Joyce Mmereole Okoli
Despite bold proclamations by the Nigerian Maritime Administration and Safety Agency (NIMASA) to eliminate the controversial War Risk Insurance (WRI) surcharge on vessels bound for Nigeria, stakeholders say the agency’s so-called “aggressive campaign” is yielding little real progress.
With an estimated $500 million lost annually to WRI premiums, questions are mounting over the effectiveness of NIMASA’s approach, especially as Nigeria remains wrongly tagged a high-risk destination even after being delisted from global piracy watchlists since 2021.
Now, the Maritime Reporters Association of Nigeria (MARAN) is stepping in where it believes NIMASA has stalled. At its upcoming 3rd Annual Maritime Lecture (MAMAL 2025), scheduled for August 28 at Lagos’ prestigious Eko Hotel and Suites, MARAN will dissect the continued imposition of WRI and its devastating impact on Nigeria’s economy.

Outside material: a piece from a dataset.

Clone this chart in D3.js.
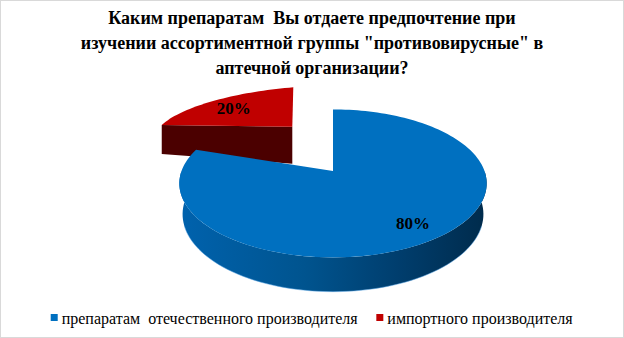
<!DOCTYPE html>
<html lang="ru">
<head>
<meta charset="UTF-8" />
<title>Pie 3D</title>
<style>
  * { margin: 0; padding: 0; box-sizing: border-box; }
  body { background: #fff; }
</style>
</head>
<body>
<svg id="chart" width="624" height="338" font-family="Liberation Serif, DejaVu Serif, serif"></svg>
<script src="https://cdn.jsdelivr.net/npm/d3@7"></script>
<script>
  // data
  const titleLines = [
    'Каким препаратам  Вы отдаете предпочтение при',
    'изучении ассортиментной группы "противовирусные" в',
    'аптечной организации?'
  ];
  const categories = ['препаратам  отечественного производителя', 'импортного производителя'];
  const values = [80, 20];
  const topColors = ['#0070c0', '#c00000'];

  const svg = d3.select('#chart'),
    width = +svg.attr('width'),
    height = +svg.attr('height');

  // chart border
  svg.append('rect')
    .attr('x', 0.5).attr('y', 0.5)
    .attr('width', width - 1).attr('height', height - 1)
    .attr('fill', '#fff').attr('stroke', '#d9d9d9');

  // title
  svg.append('g').selectAll('text')
    .data(titleLines)
    .join('text')
    .attr('x', width / 2)
    .attr('y', (d, i) => 24 + i * 25)
    .attr('text-anchor', 'middle')
    .attr('font-size', 18)
    .attr('font-weight', 'bold')
    .attr('xml:space', 'preserve')
    .text(d => d);

  const pie = d3.pie().sort(null);
  const arcs = pie(values);
  const total = d3.sum(values);
  const pct = d3.format('.0%');

  // perspective view of the main (blue) slice
  const view = { cx: 333, cy: 171, F: 151.5, k: 0.1905, s: 0.4747 };
  view.c = Math.sqrt(1 - view.s * view.s);
  const thick = 0.233;

  function projMain(a, r, h) {
    const X = r * Math.sin(a), P = r * Math.cos(a);
    const Y = h * view.c + P * view.s;
    const Z = P * view.c - h * view.s;
    const w = 1 + view.k * Z;
    return [view.cx + view.F * X / w, view.cy - view.F * Y / w];
  }

  // exploded (red) slice is drawn flatter, the way the original renders it
  const ex = { tip: [view.cx - 40.7, view.cy - 44.3], U: [137.6, -11], V: [1, -39.4], depth: 37 };
  function projExploded(a, r, h) {
    const sa = Math.sin(a) * r, ca = Math.cos(a) * r;
    const x = ex.tip[0] + sa * ex.U[0] + ca * ex.V[0];
    let y = ex.tip[1] + sa * ex.U[1] + ca * ex.V[1];
    if (h !== 0) y += ex.depth * (1 - 0.7 * ca);
    return [x, y];
  }

  const line = d3.line();
  function arcPts(proj, a0, a1, h, n) {
    return d3.range(n + 1).map(i => proj(a0 + (a1 - a0) * i / n, 1, h));
  }

  const g = svg.append('g');

  // red slice (behind)
  const red = arcs[1];
  const redFace = [
    projExploded(red.startAngle, 0, 0),
    projExploded(red.startAngle, 1, 0),
    projExploded(red.startAngle, 1, -thick),
    projExploded(red.startAngle, 0, -thick)
  ];
  g.append('path').attr('d', line(redFace) + 'Z').attr('fill', '#4b0000');
  g.append('path')
    .attr('d', line([projExploded(0, 0, 0)].concat(arcPts(projExploded, red.startAngle, red.endAngle, 0, 40))) + 'Z')
    .attr('fill', topColors[1]);

  // blue slice side
  const defs = svg.append('defs');
  const grad = defs.append('linearGradient')
    .attr('id', 'blueSide')
    .attr('gradientUnits', 'userSpaceOnUse')
    .attr('x1', 180).attr('x2', 490).attr('y1', 0).attr('y2', 0);
  grad.selectAll('stop')
    .data([[0, '#0062ad'], [0.4, '#00548f'], [0.7, '#003e6e'], [1, '#002a4a']])
    .join('stop')
    .attr('offset', d => d[0])
    .attr('stop-color', d => d[1]);

  const blue = arcs[0];
  const s0 = Math.max(blue.startAngle, Math.PI / 2), s1 = Math.min(blue.endAngle, Math.PI * 1.5);
  const sideTop = arcPts(projMain, s0, s1, 0, 80);
  const sideBot = arcPts(projMain, s0, s1, -thick, 80);
  g.append('path').attr('d', line(sideTop.concat(sideBot.slice().reverse())) + 'Z').attr('fill', 'url(#blueSide)');
  // light rim along the bottom edge
  g.append('path')
    .attr('d', line(arcPts(projMain, Math.PI * 0.6, Math.PI * 1.4, -thick, 60)))
    .attr('fill', 'none')
    .attr('stroke', '#5aa6e6')
    .attr('stroke-opacity', 0.5)
    .attr('stroke-width', 1);
  g.append('path')
    .attr('d', line([projMain(0, 0, 0)].concat(arcPts(projMain, blue.startAngle, blue.endAngle, 0, 160))) + 'Z')
    .attr('fill', topColors[0]);

  // data labels
  const labelPos = [
    projMain((blue.startAngle + blue.endAngle) / 2, 0.8, 0),
    projExploded((red.startAngle + red.endAngle) / 2, 0.73, 0)
  ];
  g.selectAll('text.lbl')
    .data(arcs)
    .join('text')
    .attr('class', 'lbl')
    .attr('x', (d, i) => labelPos[i][0])
    .attr('y', (d, i) => labelPos[i][1])
    .attr('text-anchor', 'middle')
    .attr('dominant-baseline', 'central')
    .attr('font-size', 17)
    .attr('font-weight', 'bold')
    .text(d => pct(d.value / total));

  // legend
  const legend = svg.append('g');
  const items = legend.selectAll('g')
    .data(categories)
    .join('g');
  items.append('rect')
    .attr('width', 7).attr('height', 7)
    .attr('y', -4)
    .attr('fill', (d, i) => topColors[i]);
  items.append('text')
    .attr('x', 11)
    .attr('dominant-baseline', 'central')
    .attr('font-size', 16)
    .attr('xml:space', 'preserve')
    .text(d => d);
  const widths = items.nodes().map(n => n.getBBox().width);
  const gap = 18;
  let x = (width - (d3.sum(widths) + gap * (widths.length - 1))) / 2;
  items.each(function (d, i) {
    d3.select(this).attr('transform', `translate(${x},318)`);
    x += widths[i] + gap;
  });
</script>
</body>
</html>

“The continued surcharge is international fraud,” declared MARAN President, Mr. Godfrey Bivbere, who said the association would use MAMAL 2025 to mobilize industry-wide resistance. “Nigeria is no longer a piracy zone, yet we’re still paying like one. This injustice must end.”
Despite repeated assurances by NIMASA Director General Dr. Dayo Mobereola, including plans to escalate the issue to the United Nations, major shipping and insurance players like Lloyd’s of London and P&I clubs continue to impose excessive fees on Nigerian-bound ships some as high as $525,000 per trip.
The International Maritime Bureau (IMB) confirmed Nigeria’s removal from the list of piracy prone nations in 2021. This was further reinforced in 2023 when the International Bargaining Forum (IBF) delisted Nigeria from its high-risk list. Yet, these certifications have done little to change insurers’ behavior.
Alhaji Aminu Umar, President of the Nigerian Chamber of Shipping, emphasized the need for direct engagement with the Joint War Committee, the London-based group that dictates WRI applicability. “It’s not enough to talk; NIMASA must act decisively and strategically,” he said.
At the heart of the issue lies the Deep Blue Project a multi-billion naira maritime security initiative driven by NIMASA and credited with drastically improving safety on Nigerian waters. The Minister of Marine and Blue Economy, Adegboyega Oyetola, recently affirmed that the country has seen no pirate attacks in over three years.
Yet international shipping companies like Maersk continue to apply “transit disruption surcharges” of up to $450 per container, compounding the costs passed down to Nigerian consumers already grappling with inflation.
MAMAL 2025, themed “Addressing the Burden of War Risk Insurance on Nigerian Maritime Trade,” is expected to draw over 500 industry players, including security experts, terminal operators, shipping lines, diplomats, regulators, and maritime insurers.
The conference aims not just to highlight the issues but to press for immediate federal intervention and force a revision of Nigeria’s status on global maritime insurance lists.
As the war risk surcharge continues to drain national resources, MARAN appears determined to do more than just talk. It’s convening the stakeholders that matter, challenging international bias, and demanding a change many say is long overdue.